Recap: Last week one saw the Fall of the Fibonacci 76.4% marked on the EOD charts (post here). We noted that our channel drawn a month ago - was exactly followed by the Price (post here) and in the same post, we also observed that some crossovers indicate the Bull Market's return, then we studied moving average crossovers - both for and against.
|Nifty - End of Month Chart - 17 Feb 2012 - each candle is ONE MONTH|
Nifty - End of Month Chart (EOM): Around mid December we had observed (post here) that a pullback to the Green line was possible (highlighted with a blue oval above) - at that Bearish time it looked a remote possibility - today that line looks tantalizingly close. This month's candle can touch the green line at approx 5747 and next month's candle approx 5838. Now, we shall zoom in for a closer look at the area marked in the blue rectangle - with the EOW chart below.

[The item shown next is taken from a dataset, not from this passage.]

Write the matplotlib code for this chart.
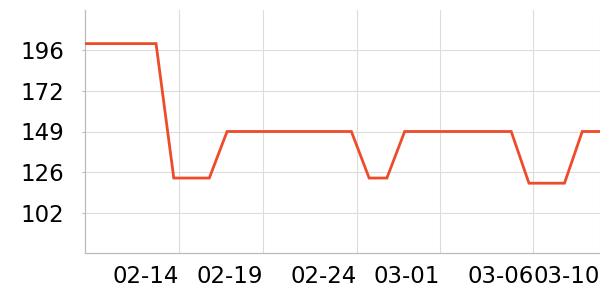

|Nifty - End of Week Chart - 17 Feb 2012 - each candle is ONE WEEK|
Nifty - End of Week Chart (EOW): Last week's candle has exactly touched our channel top (highlighted with a blue oval above). Cracking last week's high should give us our new channel (shown in black) and the targets discussed in the EOM above. A consolidation around the channel top is healthy for the up move. We now study the area marked inside the blue rectangle with the EOD charts below.

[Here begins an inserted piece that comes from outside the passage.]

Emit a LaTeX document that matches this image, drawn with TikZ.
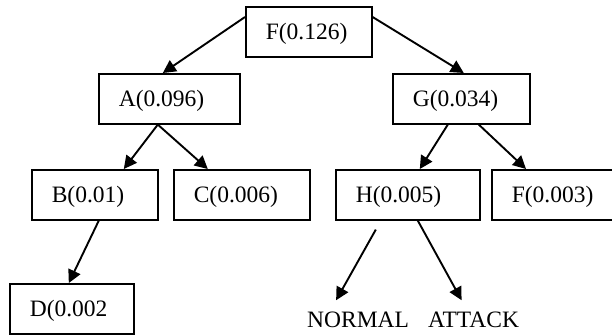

|Nifty - End of Day Chart - 17 Feb 2012 - DAILY close price in a line|
Nifty - End of Day Chart (EOD): We are near channel top here also as observed earlier (post here). The next leg of the up move or consolidation should be watched in sync with EOW and EOM notes above. Bulls remain strong above 5454. Throw back should be held by the Fib 76x line.
Looking forward: Channel tops, both on EOD and EOW, smell of consolidation. Bulls however have enough momentum to take the climb into a steeper channel up. Fundamental reasons (Budget and PIGS) may queer the pitch. Battle lines between Bears and Bulls are drawn for now, at the channel lines as studied above.